The crowd's question in verse 28 — "What must we do to work the works of God?" — is perennially tempting for practicing Catholics. We can reduce the Christian life to a checklist: Mass attendance, rosaries counted, fasts kept, boxes ticked. Jesus's answer is not a rejection of these practices but a reorientation of them. Every prayer, fast, and act of charity must flow from and return to the act of faith in the Person of Christ — otherwise religion becomes self-improvement dressed in sacred vocabulary.
For Catholics who approach the Eucharist routinely, verse 33 is a summons to recover a sense of cosmic magnitude. The Bread of God "gives life to the world" — not comfort to the comfortable, but life to the dying. Regular communicants might examine whether they leave Mass genuinely nourished, or whether reception has become habitual and unreflective. The crowd's imperfect but earnest petition — "Lord, always give us this bread" — can become a personal prayer before receiving Communion: a deliberate act of longing that pierces through routine and reopens the soul to what is actually being offered.

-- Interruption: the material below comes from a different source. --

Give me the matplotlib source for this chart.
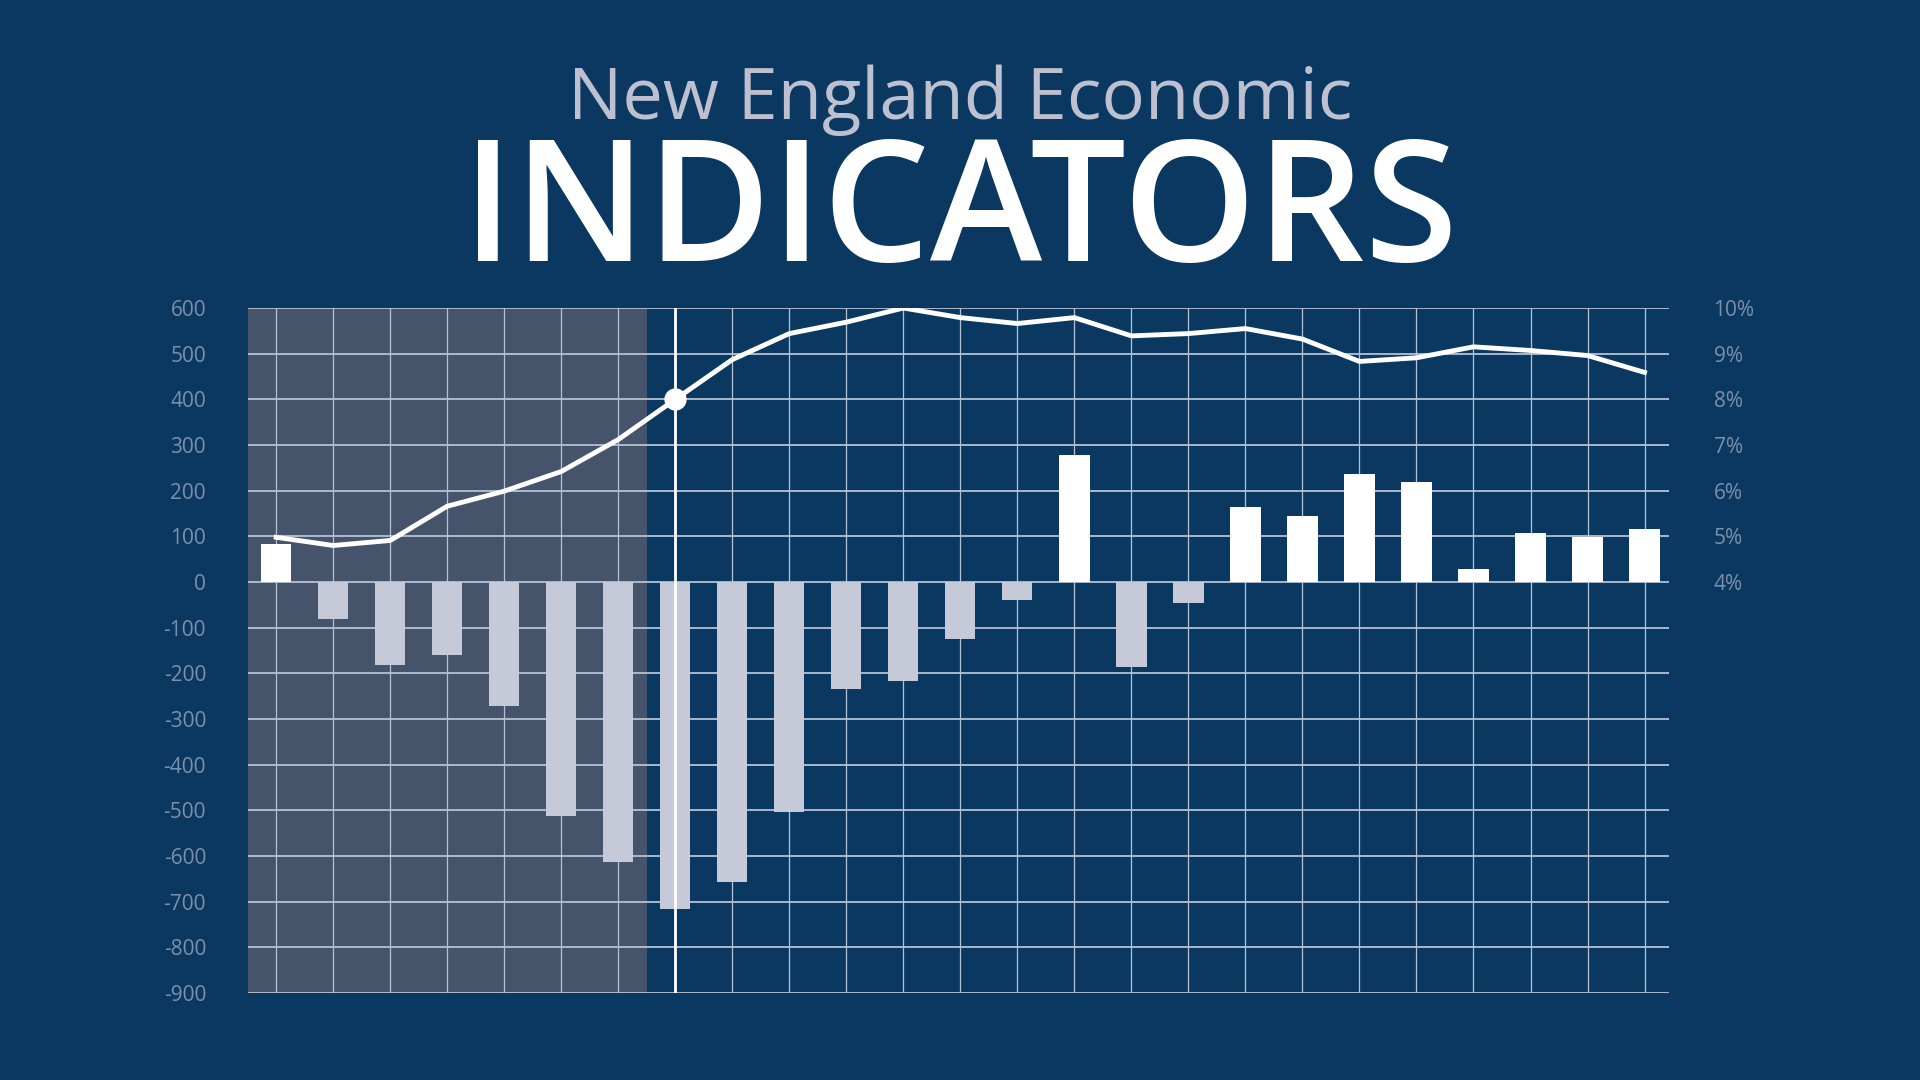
import matplotlib
matplotlib.use("Agg")
import matplotlib.pyplot as plt
import numpy as np

BG = "#0a3860"
SHADE = "#45546a"
GRID = "#b4c2d4"
TICK = "#7d90aa"
NEG = "#c6c9d7"
SUB = "#bcc0d0"

# monthly job change (bars, left axis) and unemployment rate (line, right axis)
job_change = [83, -82, -181, -159, -272, -513, -614, -716, -657, -503,
              -234, -217, -125, -39, 279, -186, -47, 164, 144, 237,
              219, 29, 107, 99, 117]
unemployment = [4.98, 4.80, 4.91, 5.66, 5.99, 6.42, 7.12, 8.00, 8.87, 9.44,
                9.69, 10.00, 9.79, 9.66, 9.79, 9.39, 9.44, 9.55, 9.32, 8.83,
                8.91, 9.15, 9.07, 8.96, 8.59]
left_ticks = list(range(-900, 601, 100))
right_ticks = [4, 5, 6, 7, 8, 9, 10]
shade_end = 6.5
highlight = 7

plt.rcParams["font.family"] = ["Open Sans", "DejaVu Sans"]

fig = plt.figure(figsize=(19.2, 10.8), dpi=100, facecolor=BG)
ax = fig.add_axes([0.129, 0.0805, 0.8693 - 0.129, 0.7148 - 0.0805])
ax.set_facecolor(BG)

x = np.arange(len(job_change))
ax.axvspan(-0.5, shade_end, color=SHADE, zorder=0, lw=0)

ax.set_xlim(-0.5, 24.43)
ax.set_ylim(-900, 600)
ax.set_yticks(left_ticks)
ax.set_yticklabels([str(v) for v in left_ticks])
ax.set_xticks(x)
ax.tick_params(axis="x", length=0, labelbottom=False)
ax.tick_params(axis="y", length=0, colors=TICK, labelsize=15, pad=30)
ax.grid(axis="y", color=GRID, lw=1.3, zorder=1)
ax.grid(axis="x", color=GRID, lw=0.9, zorder=1)
ax.set_axisbelow(True)
for s in ax.spines.values():
    s.set_visible(False)

colors = ["white" if v >= 0 else NEG for v in job_change]
ax.bar(x, job_change, width=0.53, color=colors, zorder=3, lw=0)
ax.axvline(highlight, color="white", lw=2, zorder=4)

ax2 = ax.twinx()
ax2.set_ylim(-5, 10)
ax2.set_yticks(right_ticks)
ax2.set_yticklabels([f"{v}%" for v in right_ticks])
ax2.tick_params(axis="y", length=0, colors=TICK, labelsize=15, pad=32)
for s in ax2.spines.values():
    s.set_visible(False)
ax2.plot(x, unemployment, color="white", lw=3.5, solid_joinstyle="round", zorder=5)
ax2.plot(highlight, unemployment[highlight], "o", color="white", ms=15, zorder=6)

fig.text(0.5, 0.89, "New England Economic", ha="center", va="baseline",
         color=SUB, fontsize=52, fontweight="normal")
fig.text(0.5, 0.7585, "INDICATORS", ha="center", va="baseline",
         color="white", fontsize=122, fontweight="semibold")

fig.savefig("out.png", dpi=100, facecolor=BG)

Verse 33 — "The bread of God is that which comes down out of heaven and gives life to the world" The syntax of this verse is deliberate and dense. The subject, "the bread of God," is defined by two participial clauses: (1) coming down from heaven — origin, divine source; and (2) giving life to the world — effect and scope. The scope is cosmic: not just Israel, not just those physically present, but "the world" (kosmos). This universality is a hallmark of Johannine theology (cf. 3:16). At this point, the crowd may still hear "bread of God" as a metaphorical description of a thing — perhaps Torah, perhaps an angelic provision — not yet as a person. Jesus has constructed the description so that, in verse 35, the identification "I AM the bread of life" will land with full force.
Verse 34 — "Lord, always give us this bread" The crowd's response echoes the Samaritan woman's request for living water in chapter 4 ("Sir, give me this water, that I don't get thirsty," 4:15). In both cases, the interlocutors partially apprehend Jesus's offer but still conceive of it in material terms. Yet their request, precisely because it is imperfect, becomes a liturgical template. The petition "Lord, always give us this bread" (an echo of "give us this day our daily bread" in the Our Father) is an unwitting prayer for the Eucharist — a petition that the Church has prayed at every Mass since the night of the Last Supper.